Paul Hamm was the defending Olympic all-around gold medalist and along with Morgan led the U.S. to a team silver medal in Athens.
“I can’t replace Paul Hamm,” Bhavsar said. “No one person can. Because I know that, I don’t feel any extra pressure. So anyone can say Raj isn’t Paul, but so what? Who is?”
That was the sentiment expressed by Artemev late Thursday after Morgan Hamm withdrew because of an ankle injury. Hamm has been limping on a sore left ankle for more than two months. He had taken two cortisone shots but on Thursday night decided that the pain of landing floor and vault routines was a detriment to the team and a hazard to himself.

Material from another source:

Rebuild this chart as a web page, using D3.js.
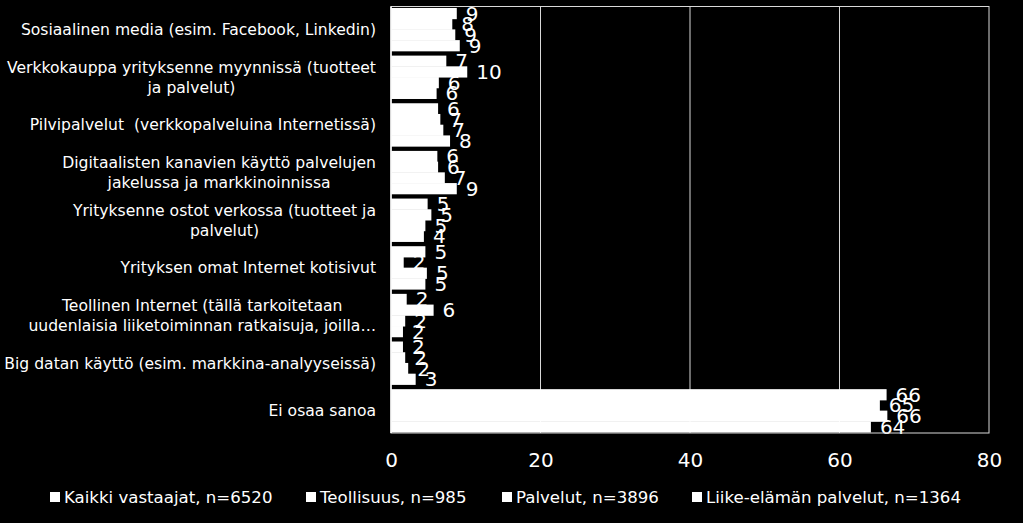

Saturday’s competition serves as qualification for the team final and individual all-around and event finals. Eight of the 12 teams advance to the team finals, and the top 32 all-arounders (no more than two per country) and top eight on each apparatus (no more than two per country) also move on.
Defending world champion China is the overwhelming gold-medal favorite. Japan, Korea, Germany, Romania, Russia, Belarus, the U.S. -- any of them could medal, but outside of Japan and Korea, none seems certain to make the team final.
Paul Hamm broke a bone in his hand at the national championships in May and was put on the team anyway. But on July 28, Hamm reluctantly withdrew. He had become painfully aware that time wasn’t on his side. The only consolation was that the replacement was Bhavsar.
“He deserves it,” Hamm said. “He’ll do great.”
Bhavsar nearly quit the sport after he didn’t make the Athens team four years ago, despondent and feeling that his best qualities of leadership and consistency were not appreciated enough.
But the lure of gymnastics, of daily training, of pushing himself, of inhaling the chalk dust and feeling his body get strong -- and also his belief that a trip to the Olympics was something he needed -- drew Bhavsar back. If any single gymnast could have been voted onto this team, by his teammates and coaches and fans and even the media, it would have been Bhavsar.
There wasn’t a vote, though, just the cold calculations of computer printouts and numbers. When the 2008 team was named, Bhavsar was one of the three alternates and not one of the six starters.
“I had said nothing could take away my sense of inner accomplishment,” Bhavsar said of being named an alternate a second time. “But I found out as the days progressed that living those words was a challenge. I had to pull out every tool to keep going.”
Before the team had been announced last June, Paul Hamm said he couldn’t imagine a U.S. squad that didn’t include Artemev. Yet a day later Artemev had been left off.
“It hurts so much,” Artemev said. “I don’t really know how I’m going to go on and keep working. I don’t know if it’s worth it.”
In 2006 Artemev won a pommel horse bronze medal at the world championships, the first U.S. man to medal on the apparatus in 27 years. Yet at the 2007 world championships, Artemev had a conspicuous fall in the same event, and he had three major mistakes during the Olympic trials this year.
Now the U.S. team will look to the inconsistently brilliant Artemev and the ever-hopeful Bhavsar to replace the Hamms’ star power.